Here is how my solution works:

• If $d=2$, then $m$ exists if and only if $b$ is odd.
• If $d$ is an odd prime, then $m$ exists if and only if $b$ has even order in the group of units $\pmod{d}$.
• PROOF: If $m$ exists, then we can let $m'$ is the smallest positive integer such that $b^{m'}\equiv -1\pmod{d}$. Thus, the order of $b$ must be greater than $m'$. Moreover, we have $b^{2m'}\equiv (-1)^2\equiv 1\pmod{d}$, so the order of $b$ must be at most $2m'$. Now, for any integer $m < n < 2m'$, it holds that $0 < n-m' < m'$, so $b^{n-m'}\not\equiv -1\pmod{d}$ since $m'$ is the smallest positive integer such that $b^{m'}\equiv -1\pmod{d}$ and $n-m' < m'$. Thus, $b^n\equiv b^mb^{n-m}\equiv -b^{n-m}\not\equiv 1\pmod{d}$, so the order of $b$ is not $n$ for any $m' < n < 2m'$. Therefore, the order of $b$ must be $2m'$, so the order of $b$ is even.
• PROOF CONTINUED: If $b$ has even order, then let $2m$ be the order of $b$. Then, $b^{2m}\equiv (b^m)^2\equiv 1\pmod{d}$. Thus, either $b^m\equiv -1\pmod{d}$ or $b^m\equiv 1\pmod{d}$. However, since $2m$ is the order of $b$, $b^m\not\equiv 1\pmod{d}$, so it must be that $b^m\equiv -1\pmod{d}$.
• Now, to see if the order of $b$ is even, calculate $b^n\pmod{d}$, where $n$ is the biggest odd factor of $d-1$. If $b^n\equiv 1\pmod{d}$, then the order of $b$ divides $n$, so $b$ has odd order, so output no.
• Otherwise, if $b^n\not\equiv 1\pmod{d}$, then the order of $b$ does not divide $n$. Since the order of $b$ must divide $d-1$, this means that the order of $b$ must be even, so output yes.

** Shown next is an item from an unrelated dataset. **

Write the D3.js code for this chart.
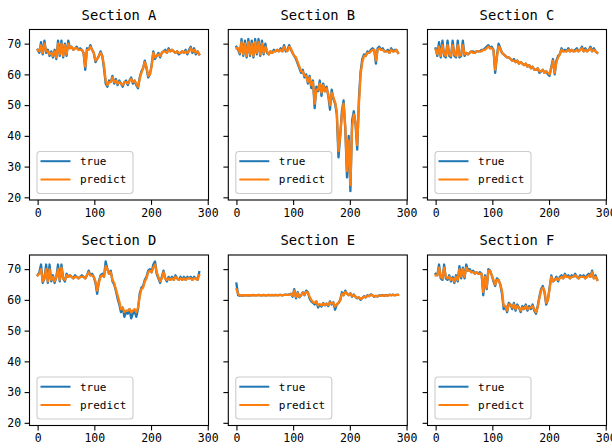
<!DOCTYPE html>
<html>
<head>
<meta charset="utf-8">
<script src="https://cdn.jsdelivr.net/npm/d3@7"></script>
<style>
  html, body { margin: 0; padding: 0; background: #fff; }
  svg { display: block; }
</style>
</head>
<body>
<svg id="chart" width="612" height="448"></svg>
<script>
// Six road sections, true vs predicted speed, one sample every 3 time steps
const sectionTitles = ["Section A", "Section B", "Section C", "Section D", "Section E", "Section F"];
const legendLabels = ["true", "predict"];
const seriesColors = ["#1f77b4", "#ff7f0e"];
const sampleStep = 3;
const xTickValues = [0, 100, 200, 300];
const yTickValues = [20, 30, 40, 50, 60, 70];

const sectionATrue = [
  68, 67, 70.5, 66.5, 71, 67, 68, 66,
  67.5, 65.5, 68, 65, 71, 66, 71, 65.5,
  70, 66, 71, 68.5, 69, 68, 68.5, 69,
  68, 68.5, 68, 67, 61.5, 68.5, 68, 69.5,
  68, 67, 64, 65, 66, 67.5, 66, 62,
  57, 56, 58, 57.5, 59.5, 57, 58.5, 56.5,
  58, 57, 56, 57.5, 58, 56.5, 58, 59,
  57, 58, 56.5, 55.5, 59, 61, 62, 64.5,
  62, 59, 60, 63, 67.5, 65, 66, 67,
  65.5, 67, 67.5, 68, 67, 68.5, 67.5, 68,
  67.5, 67, 67.5, 66.5, 67, 67.5, 67, 68,
  66.5, 68, 69, 67, 68.5, 66.5, 67.5, 66.5
];
const sectionAPredict = [
  68, 67.5, 69.5, 67, 70, 67.5, 67.5, 66.5,
  67, 66, 67.5, 65.5, 70, 66.5, 70, 66,
  69.5, 66.5, 70, 68.5, 69, 68, 68.5, 68.5,
  68, 68, 68, 67, 62.5, 68, 68, 69,
  68, 67, 64.5, 65, 66, 67, 66, 63,
  58, 56.5, 57.5, 57.5, 59, 57.5, 58, 57,
  57.5, 57, 56.5, 57.5, 57.5, 57, 58, 58.5,
  57.5, 58, 57, 56, 58.5, 60.5, 62, 64,
  62.5, 59.5, 60, 62.5, 67, 65.5, 66, 66.5,
  66, 67, 67.5, 67.5, 67, 68, 67.5, 68,
  67.5, 67, 67.5, 67, 67, 67.5, 67, 67.5,
  67, 67.5, 68.5, 67.5, 68, 67, 67.5, 66.5
];

const sectionBTrue = [
  69, 68, 66.5, 71.5, 66, 71, 65.5, 71.5,
  66, 71, 65.5, 71.5, 66.5, 71.5, 66, 71,
  66.5, 70, 67, 66.5, 67.5, 67, 68, 67.5,
  68, 67.5, 68.5, 67.5, 69.5, 67.5, 68, 69.5,
  68, 67, 66, 65, 63.5, 62, 60.5, 61.5,
  59, 60, 57, 59.5, 55.5, 58, 49, 56,
  54.5, 58, 53, 57, 54.5, 56, 53, 48.5,
  55, 52, 50.5, 47, 33, 40, 48, 51.5,
  42, 26.5, 40, 22, 45, 48, 44, 35.5,
  52, 61, 65, 66.5, 66, 67.5, 67, 68,
  68.5, 68, 63.5, 68.5, 69, 68, 68.5, 67.5,
  67.5, 68, 67, 68.5, 67.5, 68, 68, 67
];
const sectionBPredict = [
  68.5, 68.5, 67, 70.5, 66.5, 70, 66, 70.5,
  66.5, 70, 66, 70.5, 67, 70.5, 66.5, 70,
  67, 69, 67.5, 66.5, 67.5, 67, 67.5, 67.5,
  68, 67.5, 68, 67.5, 69, 68, 67.5, 69,
  68.5, 67, 66, 65.5, 64, 62.5, 61, 61,
  59.5, 59.5, 57.5, 59, 56.5, 57.5, 50.5, 55,
  55, 57, 54, 56.5, 54.5, 55.5, 53.5, 50,
  54, 52.5, 51, 48, 35, 40, 47, 50.5,
  43, 28.5, 38.5, 24, 43, 47, 44.5, 37,
  50, 60, 64, 66, 66, 67, 67, 67.5,
  68, 68, 64.5, 68, 68.5, 68, 68, 67.5,
  67.5, 67.5, 67, 68, 67.5, 67.5, 68, 67
];

const sectionCTrue = [
  68.5, 66, 70.5, 65.5, 71, 66, 65.5, 71,
  66, 65.5, 71, 66, 65.5, 71, 65.5, 66,
  71, 66, 67, 66.5, 67, 67.5, 67.5, 67,
  67.5, 67.5, 67.5, 68, 68, 68.5, 69, 69.5,
  68.5, 69, 68, 60.5, 66, 70, 68.5, 67,
  66.5, 66, 65.5, 65.5, 65, 64.5, 65, 64,
  64.5, 63.5, 64, 63.5, 63, 63.5, 62.5, 63,
  62, 62.5, 61.5, 61.5, 62, 60.5, 61, 61.5,
  60.5, 61, 60, 59.5, 62.5, 65, 60, 64.5,
  66, 66.5, 68.5, 67.5, 68, 67.5, 68.5, 67.5,
  68, 67.5, 68, 68.5, 67.5, 68, 69, 67.5,
  68.5, 67.5, 68, 69, 67.5, 68.5, 67.5, 67
];
const sectionCPredict = [
  68, 66.5, 69, 66, 69.5, 66.5, 66, 69.5,
  66.5, 66, 69.5, 66.5, 66, 69.5, 66, 66.5,
  69.5, 66.5, 67, 66.5, 67, 67.5, 67, 67,
  67.5, 67.5, 67.5, 67.5, 68, 68, 68.5, 69,
  68.5, 68.5, 68, 61.5, 65.5, 69, 68.5, 67,
  66.5, 66, 65.5, 65.5, 65, 64.5, 64.5, 64,
  64.5, 63.5, 64, 63.5, 63, 63.5, 62.5, 63,
  62, 62.5, 61.5, 61.5, 62, 61, 61, 61.5,
  60.5, 61, 60.5, 60, 62, 64.5, 60.5, 64,
  65.5, 66.5, 68, 67.5, 67.5, 67.5, 68, 67.5,
  68, 67.5, 67.5, 68, 67.5, 68, 68.5, 67.5,
  68, 67.5, 68, 68.5, 67.5, 68, 67.5, 67
];

const sectionDTrue = [
  68, 69, 71.5, 65.5, 67, 71.5, 65.5, 71.5,
  66, 68, 65.5, 67.5, 71.5, 66, 71.5, 67,
  66, 68.5, 67.5, 68, 67.5, 67, 68, 67.5,
  67, 67.5, 68, 67.5, 67, 68, 69.5, 68,
  68.5, 67.5, 65.5, 62, 66, 68, 68.5, 67.5,
  72.5, 70, 68.5, 69.5, 66, 65, 63, 60.5,
  58.5, 56, 57.5, 54.5, 56, 55.5, 57, 54,
  55.5, 56.5, 54.5, 57, 62, 64, 64.5, 66.5,
  67.5, 69.5, 70, 69, 71.5, 72.5, 68.5, 67,
  65.5, 67.5, 69.5, 67, 66, 67.5, 66.5, 67.5,
  66.5, 68, 67, 66.5, 67.5, 66.5, 67.5, 66.5,
  67.5, 67, 67.5, 66.5, 67.5, 67, 66.5, 69
];
const sectionDPredict = [
  68, 68.5, 70, 66, 67, 70, 66, 70,
  66.5, 67.5, 66, 67.5, 70, 66.5, 70.5, 67,
  66.5, 68, 67.5, 68, 67.5, 67, 67.5, 67.5,
  67, 67.5, 67.5, 67.5, 67, 68, 69, 68,
  68, 67.5, 66, 63, 65.5, 67.5, 68, 67.5,
  71, 70, 68.5, 69, 66.5, 65.5, 63.5, 61.5,
  59.5, 57, 57.5, 56, 56.5, 56.5, 57, 56,
  56.5, 57, 56, 57.5, 61, 63.5, 64, 66,
  67, 69, 69.5, 69, 70.5, 71.5, 69, 67.5,
  66, 67, 69, 67, 66.5, 67, 66.5, 67,
  66.5, 67.5, 67, 66.5, 67, 66.5, 67, 66.5,
  67, 67, 67, 66.5, 67, 67, 66.5, 68
];

const sectionETrue = [
  65.3, 61.5, 61.3, 61.5, 61.4, 61.5, 61.5, 61.4,
  61.5, 61.5, 61.6, 61.5, 61.5, 61.6, 61.5, 61.5,
  61.6, 61.5, 61.5, 61.6, 61.5, 61.6, 61.5, 61.6,
  61.5, 61.6, 61.6, 61.5, 61.6, 61.7, 61.6, 61.8,
  62, 61, 63.5, 60.5, 62.5, 60.8, 61.5, 62.5,
  61.5, 63, 62.5, 60.5, 59.5, 59, 58.5, 59.5,
  57.5, 58.5, 57.8, 59, 58.2, 58.8, 58, 59.5,
  58.5, 59.2, 56.8, 58.5, 59, 60, 62.5, 61.5,
  63, 62, 61.5, 62.2, 61, 61.8, 61, 60.5,
  60.8, 60, 60.6, 61.2, 60.8, 61.5, 61.2, 61.8,
  61.5, 61, 61.3, 61.1, 61.5, 61.4, 61.6, 61.3,
  61.6, 61.4, 61.7, 61.5, 61.7, 61.5, 61.6, 61.6
];
const sectionEPredict = [
  63.5, 62, 61.4, 61.5, 61.5, 61.5, 61.5, 61.5,
  61.5, 61.5, 61.5, 61.5, 61.5, 61.6, 61.5, 61.5,
  61.5, 61.5, 61.5, 61.6, 61.5, 61.5, 61.5, 61.6,
  61.5, 61.5, 61.6, 61.5, 61.6, 61.6, 61.6, 61.7,
  61.9, 61.3, 63, 61, 62.2, 61, 61.5, 62.3,
  61.7, 62.6, 62.4, 61, 60, 59.3, 59, 59.5,
  58.2, 58.6, 58.2, 58.8, 58.4, 58.8, 58.3, 59.2,
  58.8, 59, 57.8, 58.6, 59, 59.8, 62, 61.6,
  62.6, 62, 61.6, 62, 61.2, 61.6, 61, 60.7,
  60.8, 60.3, 60.6, 61, 60.9, 61.3, 61.2, 61.6,
  61.5, 61.1, 61.3, 61.2, 61.4, 61.4, 61.5, 61.4,
  61.5, 61.4, 61.6, 61.5, 61.6, 61.5, 61.6, 61.6
];

const sectionFTrue = [
  68.5, 68, 71.5, 67, 66.5, 71.5, 67, 66.5,
  68, 66, 67.5, 65.5, 68, 66, 71, 67,
  70.5, 67, 71.5, 69.5, 70, 69, 69.5, 68.5,
  69, 68.5, 69, 68.5, 61.5, 68, 63.5, 70,
  69.5, 68, 66, 64.5, 67, 66.5, 65, 62,
  57, 58, 56, 59, 58.5, 57, 59, 56.5,
  58.5, 57.5, 56, 58, 57, 58.5, 56.5, 58,
  57, 58.5, 56.5, 55.5, 58, 61, 63.5, 64.5,
  62.5, 58.5, 60, 64, 68, 66, 66.5, 67.5,
  66, 67.5, 68, 67, 68.5, 67.5, 68, 67,
  68, 67.5, 68.5, 67.5, 67, 68, 67.5, 68,
  67, 68, 68.5, 67.5, 69.5, 67, 68, 66.5
];
const sectionFPredict = [
  68, 68, 70.5, 67.5, 67, 70.5, 67.5, 67,
  67.5, 66.5, 67, 66, 67.5, 66.5, 70, 67.5,
  70, 67.5, 70.5, 69.5, 69.5, 69, 69, 68.5,
  69, 68.5, 68.5, 68.5, 62.5, 67.5, 64, 69.5,
  69.5, 68, 66.5, 65, 66.5, 66.5, 65, 63,
  58, 58, 56.5, 58.5, 58.5, 57.5, 58.5, 57,
  58, 57.5, 56.5, 57.5, 57, 58, 57, 57.5,
  57.5, 58, 57, 56, 57.5, 60.5, 63, 64,
  63, 59, 60, 63.5, 67.5, 66, 66.5, 67,
  66.5, 67, 67.5, 67, 68, 67.5, 67.5, 67,
  67.5, 67.5, 68, 67.5, 67, 67.5, 67.5, 67.5,
  67, 67.5, 68, 67.5, 69, 67, 67.5, 66.5
];

const panels = [
  { title: sectionTitles[0], series: [sectionATrue, sectionAPredict] },
  { title: sectionTitles[1], series: [sectionBTrue, sectionBPredict] },
  { title: sectionTitles[2], series: [sectionCTrue, sectionCPredict] },
  { title: sectionTitles[3], series: [sectionDTrue, sectionDPredict] },
  { title: sectionTitles[4], series: [sectionETrue, sectionEPredict] },
  { title: sectionTitles[5], series: [sectionFTrue, sectionFPredict] }
];

// Layout of the 2 x 3 grid of shared-y subplots
const FONT = "'DejaVu Sans Mono', monospace";
const plotW = 179, plotH = 170.5;
const colLeft = [29.5, 228.3, 427.5];
const rowTop = [29.5, 255];

const x = d3.scaleLinear().domain([-14.35, 301.35]).range([0, plotW]);
const y = d3.scaleLinear().domain([19.13, 74.6]).range([plotH, 0]);

const line = d3.line()
  .x((d, i) => x(i * sampleStep))
  .y(d => y(d));

const svg = d3.select("#chart");
svg.append("rect").attr("width", 612).attr("height", 448).attr("fill", "#fff");

panels.forEach((p, k) => {
  const col = k % 3, row = Math.floor(k / 3);
  const g = svg.append("g").attr("transform", `translate(${colLeft[col]},${rowTop[row]})`);

  // data lines: true first, predict drawn over it
  p.series.forEach((vals, s) => {
    g.append("path")
      .datum(vals)
      .attr("d", line)
      .attr("fill", "none")
      .attr("stroke", seriesColors[s])
      .attr("stroke-width", 2.3)
      .attr("stroke-linejoin", "round")
      .attr("stroke-linecap", "square");
  });

  // axes
  const xa = g.append("g")
    .attr("transform", `translate(0,${plotH})`)
    .call(d3.axisBottom(x).tickValues(xTickValues).tickSize(4.9).tickPadding(3.5).tickFormat(d3.format("d")));
  const ya = g.append("g")
    .call(d3.axisLeft(y).tickValues(yTickValues).tickSize(4.9).tickPadding(3.5)
      .tickFormat(col === 0 ? d3.format("d") : () => ""));
  [xa, ya].forEach(a => {
    a.select(".domain").remove();
    a.attr("font-family", FONT).attr("font-size", 11.5);
    a.selectAll(".tick line").attr("stroke", "#000").attr("stroke-width", 1.1);
    a.selectAll(".tick text").attr("fill", "#000");
  });

  // frame
  g.append("rect")
    .attr("width", plotW).attr("height", plotH)
    .attr("fill", "none").attr("stroke", "#000").attr("stroke-width", 1.1);

  // title
  g.append("text")
    .attr("x", plotW / 2).attr("y", -10)
    .attr("text-anchor", "middle")
    .attr("font-family", FONT).attr("font-size", 13.8)
    .attr("fill", "#000")
    .text(p.title);

  // legend, lower left
  const lg = g.append("g").attr("transform", `translate(7.5,${plotH - 48.5})`);
  lg.append("rect")
    .attr("width", 96).attr("height", 42).attr("rx", 3)
    .attr("fill", "#fff").attr("fill-opacity", 0.8)
    .attr("stroke", "#ccc").attr("stroke-width", 1.1);
  legendLabels.forEach((lab, s) => {
    const ly = 9.7 + s * 18.3;
    lg.append("line")
      .attr("x1", 3.5).attr("x2", 33.5).attr("y1", ly).attr("y2", ly)
      .attr("stroke", seriesColors[s]).attr("stroke-width", 2);
    lg.append("text")
      .attr("x", 43).attr("y", ly).attr("dy", "0.35em")
      .attr("font-family", FONT).attr("font-size", 11)
      .attr("fill", "#000")
      .text(lab);
  });
});
</script>
</body>
</html>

However, when I submit a solution off the above methods, I get Wrong Answer. Can anyone see what I am doing wrong? I have included my C++ code below. Thanks for the help.

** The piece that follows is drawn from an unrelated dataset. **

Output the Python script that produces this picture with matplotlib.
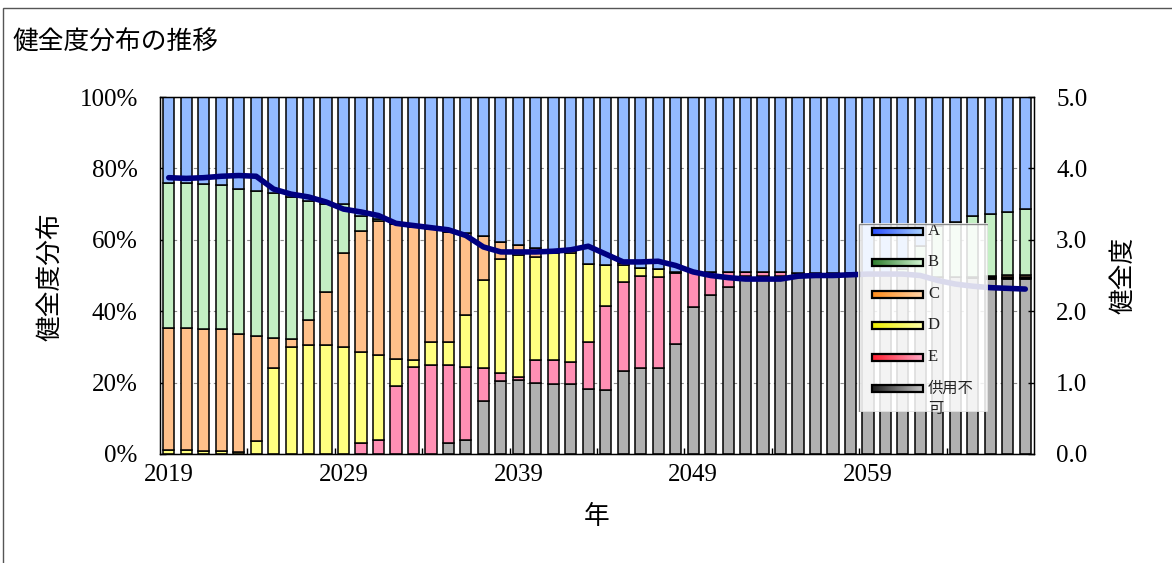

#pragma GCC optimize("Ofast")
#pragma GCC optimize("unroll-loops")
#pragma GCC target("sse,sse2,sse3,ssse3,sse4,popcnt,abm,mmx,avx,avx2")
#include <bits/stdc++.h>

typedef int64_t num;

static inline num multModulo(num num1, num num2, num MOD) {
return ( static_cast<__int128>(num1) * num2) % MOD;
}

num calcModuloExp(num base, num exp, num MOD) {
num result = 1, cur = base;
while (exp) {
if (exp & 1) result = multModulo(result, cur, MOD);
cur = multModulo(cur, cur, MOD), exp >>= 1;
}
return result;
}

int main() {
num b, d;
scanf("%" PRId64 " %" PRId64, &b, &d);
if (d == 2) {
puts((b & 1) ? "yes" : "no");
} else {
num biggestOddFactor = d-1;
while (!(biggestOddFactor & 1)) biggestOddFactor >>= 1;
num answer = calcModuloExp(b, biggestOddFactor, d);
puts((answer == 1) ? "no" : "yes");
}

return 0;
}


• +3

 » 2 months ago, # |   0 Auto comment: topic has been updated by Noble_Mushtak (previous revision, new revision, compare).
 » 2 months ago, # |   +5 You seemed to miss the case when there is no multiplicative order. ($d|b$)
•  » » 2 months ago, # ^ |   0 OK, I changed it so it outputs no when $b^n\equiv 0\pmod{d}$ and my solution got Accepted. Thanks for all the help!
 » 2 months ago, # |   +5 You missed the case where $b$ is not a unit modulo $d$ (i.e. $d\mid b$).